« L’Adamant » est le nom d’une péniche immobile, centre de jour psychiatrique amarré depuis 2010 sur un quai de Seine à Paris. Sur l’Adamant, film de Nicolas Philibert, Ours d’or à Berlin en février, nous fait monter à bord. La caméra capte l’air et la lumière, hume l’atmosphère collective. Elle se pose enfin et, surtout, pour laisser le temps à une personne de parler - patients le plus souvent, soignants parfois. Parler de l’horreur de voir accolés les termes « terroriste » et « fou », de la peur suscitée dans le métro par l’apparence physique de sa souffrance, voire laisser pointer le bout de ses délires... 

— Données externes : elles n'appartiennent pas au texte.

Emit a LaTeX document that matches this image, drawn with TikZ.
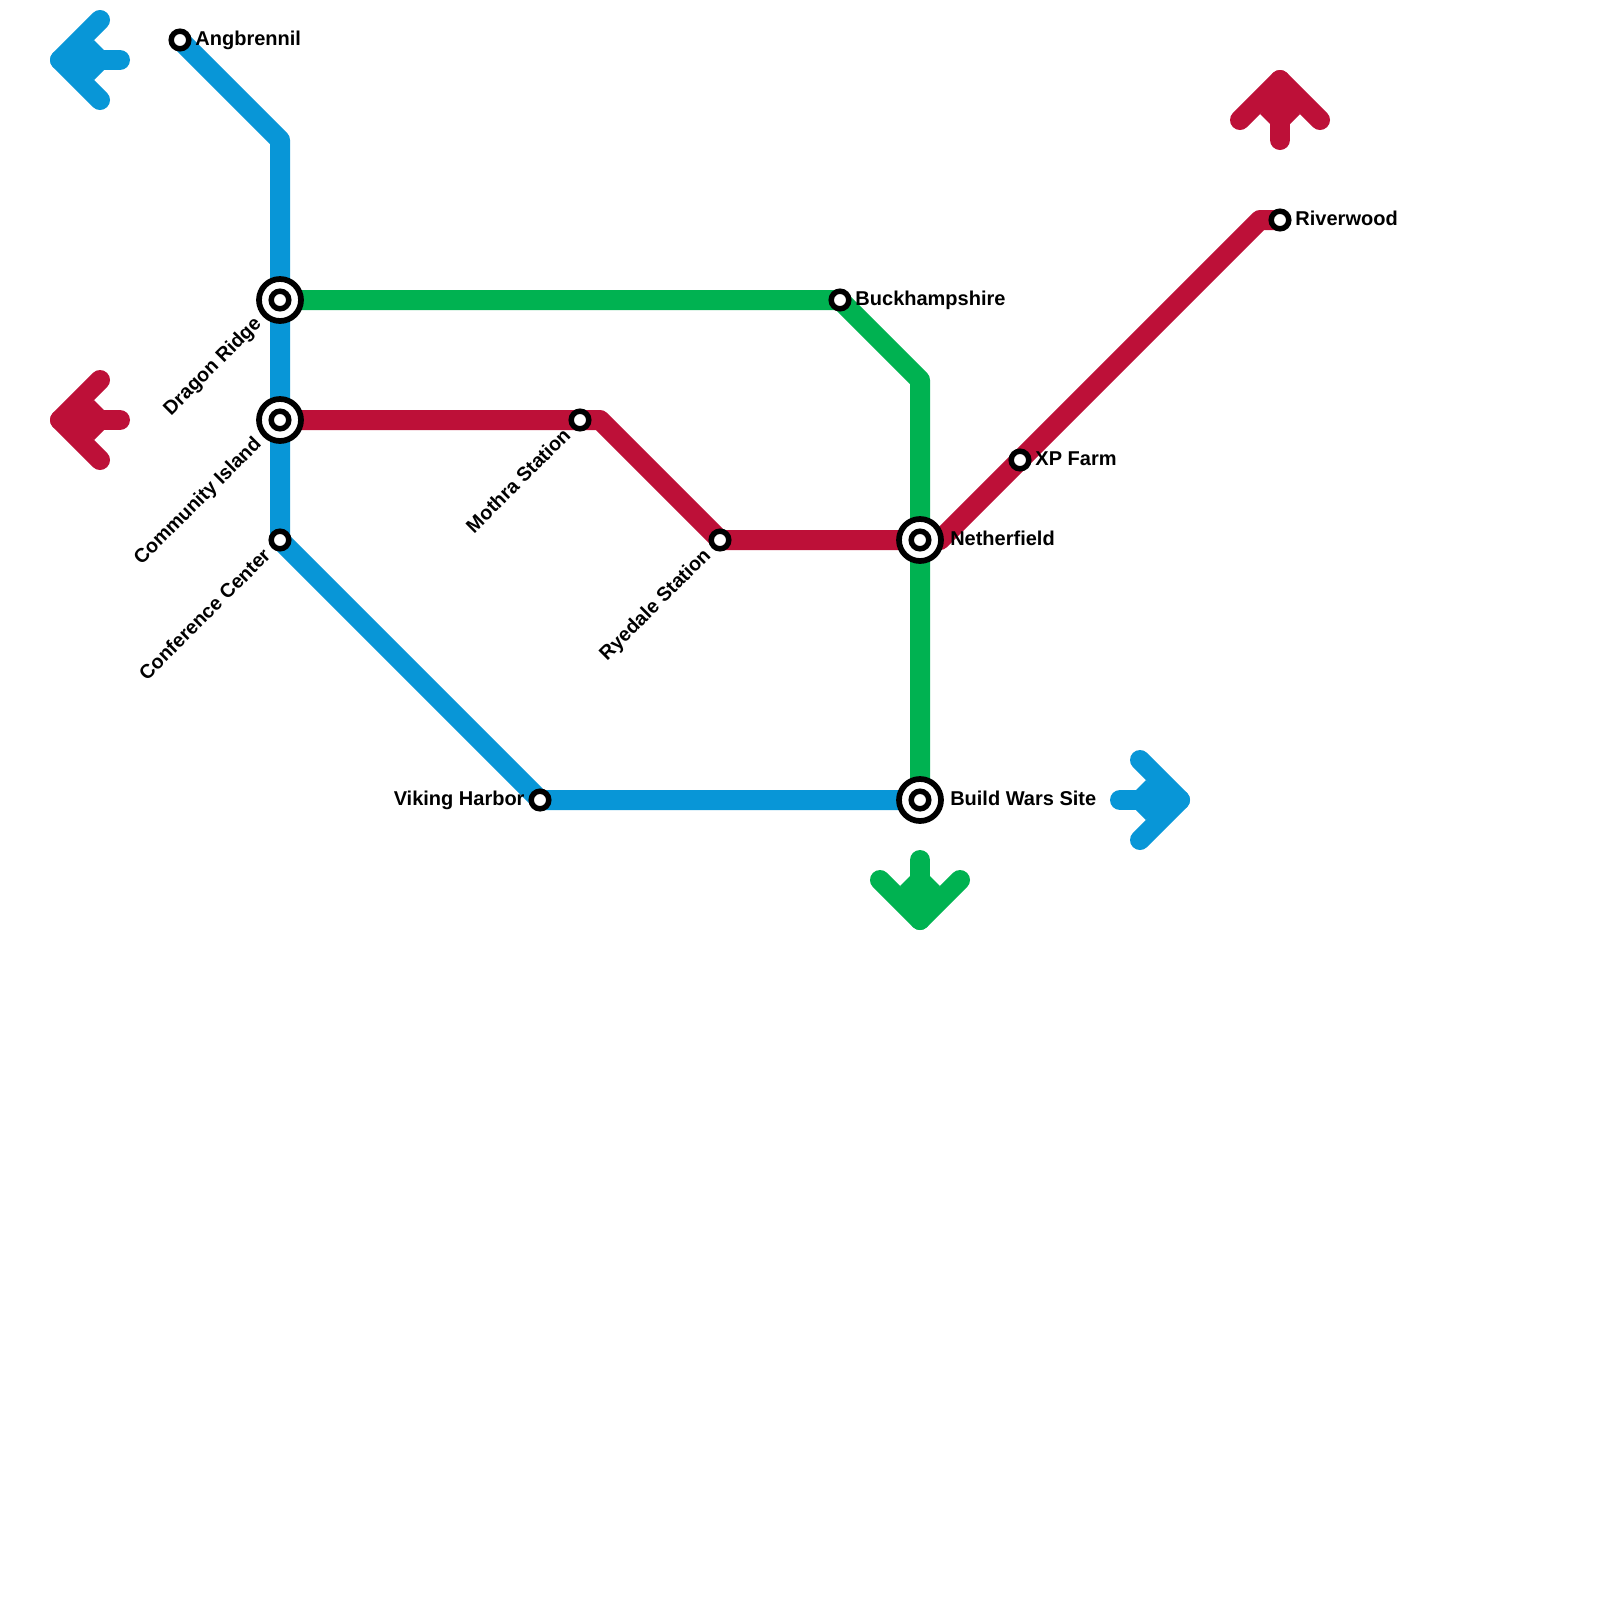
\documentclass[tikz,border=0pt]{standalone}
\usepackage{fontspec}
\setsansfont{Liberation Sans}
\usepackage{xcolor}
\usetikzlibrary{backgrounds}
\definecolor{bluetrack}{HTML}{0896D7}
\definecolor{greentrack}{HTML}{00B251}
\definecolor{redtrack}{HTML}{BD1038}
\tikzset{
  track/.style={draw=#1, line width=15pt, line join=round},
  track/.default=bluetrack,
  stopdot/.style={
    circle, draw=black, fill=white, line width=4.1pt,
    minimum size=13.2pt, inner sep=0pt
  },
  hubdot/.style={
    circle, draw=black, fill=white, line width=4.3pt,
    minimum size=31.5pt, inner sep=0pt
  },
  hubcore/.style={
    circle, draw=black, fill=white, line width=4.1pt,
    minimum size=13.2pt, inner sep=0pt
  },
  stoplabel/.style={
    font=\fontsize{15}{18}\selectfont\sffamily\bfseries, text=black,
    inner sep=0pt, anchor=base west
  },
  sidelabel/.style={stoplabel, anchor=base east},
  slantlabel/.style={stoplabel, anchor=base east, rotate=45,
    font=\fontsize{14.75}{18}\selectfont\sffamily\bfseries},
  pics/exitmark/.style={code={
    \fill[#1] (10,0) -- (34,-20) -- (44,-10) -- (44,10) -- (34,20) -- cycle;
    \draw[track=#1, line cap=round] (40,-40) -- (0,0) -- (40,40);
    \draw[track=#1, line cap=round] (0,0) -- (60,0);
  }},
}
\begin{document}
\begin{tikzpicture}[x=0.75pt, y=-0.75pt]
  \useasboundingbox (0,0) rectangle (1600,1600);
  % Bends
  \coordinate (b1) at (280,140);
  \coordinate (g1) at (920,380);
  \coordinate (r1) at (600,420);
  \coordinate (r2) at (940,540);
  \coordinate (r3) at (1260,220);
  % Stops
  \node[stopdot] (angbrennil) at (180,40) {};
  \node[stopdot] (conference) at (280,540) {};
  \node[stopdot] (viking) at (540,800) {};
  \node[stopdot] (buckham) at (840,300) {};
  \node[stopdot] (mothra) at (580,420) {};
  \node[stopdot] (ryedale) at (720,540) {};
  \node[stopdot] (xpfarm) at (1020,460) {};
  \node[stopdot] (riverwood) at (1280,220) {};
  % Hubs
  \node[hubdot] (dragon) at (280,300) {};
  \node[hubcore] (dragon-c) at (dragon.center) {};
  \node[hubdot] (community) at (280,420) {};
  \node[hubcore] (community-c) at (community.center) {};
  \node[hubdot] (nether) at (920,540) {};
  \node[hubcore] (nether-c) at (nether.center) {};
  \node[hubdot] (buildwars) at (920,800) {};
  \node[hubcore] (buildwars-c) at (buildwars.center) {};
  \begin{scope}[on background layer]
    % Blue line
    \draw[track] (angbrennil.center) -- (b1) -- (dragon.center) -- (community.center) -- (conference.center) -- (viking.center) -- (buildwars.center);
    % Green line
    \draw[track=greentrack] (dragon.center) -- (buckham.center) -- (g1) -- (nether.center) -- (buildwars.center);
    % Red line
    \draw[track=redtrack] (community.center) -- (mothra.center) -- (r1) -- (ryedale.center) -- (nether.center) -- (r2) -- (xpfarm.center) -- (r3) -- (riverwood.center);
  \end{scope}
  % Exit marks
  \pic at (60,60) {exitmark=bluetrack};
  \pic at (60,420) {exitmark=redtrack};
  \pic[rotate=180] at (1180,800) {exitmark=bluetrack};
  \pic[rotate=90] at (920,920) {exitmark=greentrack};
  \pic[rotate=-90] at (1280,80) {exitmark=redtrack};
  % Labels
  \node[stoplabel] (angbrennil-t) at ([xshift=11.4pt,yshift=-4.2pt]angbrennil.center) {Angbrennil};
  \node[stoplabel] (buckham-t) at ([xshift=11.4pt,yshift=-4.2pt]buckham.center) {Buckhampshire};
  \node[stoplabel] (xpfarm-t) at ([xshift=11.4pt,yshift=-4.2pt]xpfarm.center) {XP Farm};
  \node[stoplabel] (riverwood-t) at ([xshift=11.4pt,yshift=-4.2pt]riverwood.center) {Riverwood};
  \node[stoplabel] (nether-t) at ([xshift=22.5pt,yshift=-4.2pt]nether.center) {Netherfield};
  \node[stoplabel] (buildwars-t) at ([xshift=22.5pt,yshift=-4.2pt]buildwars.center) {Build Wars Site};
  \node[sidelabel] (viking-t) at ([xshift=-11.4pt,yshift=-4.2pt]viking.center) {Viking Harbor};
  \node[slantlabel] (dragon-t) at ([xshift=-13.2pt,yshift=-18.6pt]dragon.center) {Dragon Ridge};
  \node[slantlabel] (community-t) at ([xshift=-13.2pt,yshift=-18.6pt]community.center) {Community Island};
  \node[slantlabel] (conference-t) at ([xshift=-6.2pt,yshift=-12.4pt]conference.center) {Conference Center};
  \node[slantlabel] (mothra-t) at ([xshift=-6.2pt,yshift=-12.4pt]mothra.center) {Mothra Station};
  \node[slantlabel] (ryedale-t) at ([xshift=-6.2pt,yshift=-12.4pt]ryedale.center) {Ryedale Station};
\end{tikzpicture}
\end{document}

Permettre l’émergence d’une parole et sa circulation réancre dans la vie. Tel est le sens profond de toute activité proposée (journal maison, dessin, chanson, couture ou ciné-club), non celui « d’occuper » ou de passer le temps. Du regard porté par Nicolas Philibert sur ce travail de Sisyphe émerge la poésie qui signe son approche, de l’humain comme de son travail.

Ce lieu associe patients et personnels aux ateliers et à la gestion d’un « club thérapeutique », parce que le soin n’est viable que s’il concerne aussi l’institution elle-même. On appréhende l’inventivité, l’énergie et les moyens en personnel d’un tel lieu « d’accueil », au sens plein, pour lutter contre un temps vécu comme immuable répétition. « On juge une société à l’aune du traitement réservé à la folie » disait le psychiatre communiste Lucien Bonnafé, lui-même pionnier de cette grande histoire, avec un Jean Oury ou un François Tosquelles. Les ravages comptables de la psychiatrie restent à la porte : l’auteur dit préférer le terme de « résistance » à celui d’« utopie ». Et demande dans un carton apparaissant in fine : « Jusqu’à quand ? »
La douceur d’un regard n’exclut pas la rigueur critique d’une pensée.